LEGAL STRUCTURE OF FOOTBALL CLUBS IN YUGOSLAVIA AND CROATIA WITH EMPHASIS ON THE EMPLOYMENT STATUS OF PROFESSIONAL FOOTBALL PLAYERS
DOI:
https://doi.org/10.30925/zpfsr.39.2.12Keywords:
legal status of football clubs; Football Association of Yugoslavia; legal and labour status of football players; self-management; collective labourAbstract
Today, football clubs are mostly associations or companies, while professional football players usually have the status of a worker or, in rarer cases, the status of an independent contractor. In socialist Yugoslavia and Croatia, sports were grounded in the principles of amateurism and socialist self-management.

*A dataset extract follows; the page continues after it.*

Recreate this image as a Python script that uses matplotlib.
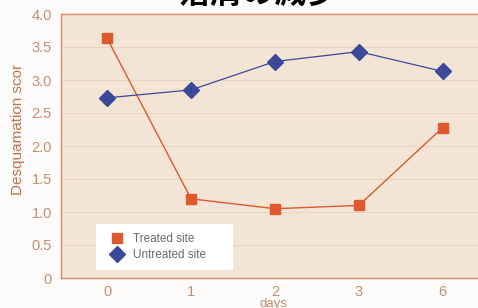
import matplotlib.pyplot as plt
import matplotlib.patches as mpatches
import numpy as np

# data
days = ['0', '1', '2', '3', '6']
treated = [3.63, 1.20, 1.05, 1.10, 2.28]
untreated = [2.73, 2.85, 3.28, 3.43, 3.13]
yticks = [0, 0.5, 1.0, 1.5, 2.0, 2.5, 3.0, 3.5, 4.0]
ytick_labels = ['0', '0.5', '1.0', '1.5', '2.0', '2.5', '3.0', '3.5', '4.0']

orange = '#e0582b'
navy = '#3c4899'
tick_col = '#c98d6e'
spine_col = '#dc8a62'

plt.rcParams['font.family'] = ['Liberation Sans', 'DejaVu Sans']

fig = plt.figure(figsize=(4.78, 3.08), dpi=100, facecolor='#fdfbf9')
ax = fig.add_axes([61/478, 30/308, 1 - 61/478, 264/308])
ax.set_facecolor('#f3e5d5')

x = np.arange(len(days))
ax.plot(x, treated, color=orange, lw=1.0, marker='s', ms=7.5, label='Treated site', zorder=3)
ax.plot(x, untreated, color=navy, lw=0.9, marker='D', ms=8.5, label='Untreated site', zorder=3)

ax.set_xlim(-0.55, 4.42)
ax.set_ylim(0, 4)
ax.set_xticks(x)
ax.set_xticklabels(days)
ax.set_yticks(yticks)
ax.set_yticklabels(ytick_labels)
ax.tick_params(length=0, colors=tick_col, labelsize=10.5)
ax.tick_params(axis='x', pad=5)
ax.tick_params(axis='y', pad=6.5)
ax.grid(axis='y', color='#ebd3bd', lw=0.8)
ax.set_axisbelow(True)
for s in ['left', 'bottom', 'top']:
    ax.spines[s].set_color(spine_col)
    ax.spines[s].set_linewidth(1.0)
ax.spines['right'].set_visible(False)

fig.text(18/478, 1 - 129/308, 'Desquamation scor', color='#c4704c', fontsize=11,
         rotation=90, ha='center', va='center')
fig.text(273/478, 1 - 304/308, 'days', color=tick_col, fontsize=9.5, ha='center', va='center')

# white legend panel
ax.add_patch(mpatches.Rectangle((0.084, 0.03), 0.3285, 0.174, transform=ax.transAxes,
                                facecolor='white', edgecolor='none', zorder=4))
leg = ax.legend(loc='center left', bbox_to_anchor=(0.116, 0.117), frameon=False,
                fontsize=8.5, labelcolor='#6a6a6a', handlelength=1.3, handletextpad=0.7,
                borderpad=0, labelspacing=0.3, borderaxespad=0)
leg.set_zorder(5)
for h in leg.legend_handles:
    h.set_linestyle('none')

fig.text(0.54, 1 - 10/308, '落屑の減少', family=['Noto Sans CJK JP', 'DejaVu Sans'],
         fontsize=23, fontweight='bold', ha='center', va='bottom', color='black')

fig.savefig('out.png', dpi=100, facecolor=fig.get_facecolor())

Professionalism in Yugoslav football was legalised in the 1960s, while, in the 1970s, it managed to fully establish itself and overcome the legal and sociopolitical frameworks that existed for amateur sports. Clubs became organisations that, in addition to sports activities, also conducted economic activities. This paper presents the attempts of the Football
Association of Yugoslavia and republic-level and region-level federations at finding solutions to the opposition that had been created between professionalism and the governing system of socialist self-management and collective labour. It outlines the legal regulations that were in force at the time and analyses the proposals for changing the status of professional clubs and football players that were given by football
federations and clubs. The paper also explains how the Football Federation failed to achieve an appropriate solution on its own, and how the regulation of the status of football players had to wait until the enactment of a relevant law. In the drafting of this paper, we used original sources created by the Football Association of Yugoslavia and
Croatian Football Federation, as well as federal and republican regulations that were of relevance in the government of the stated matters.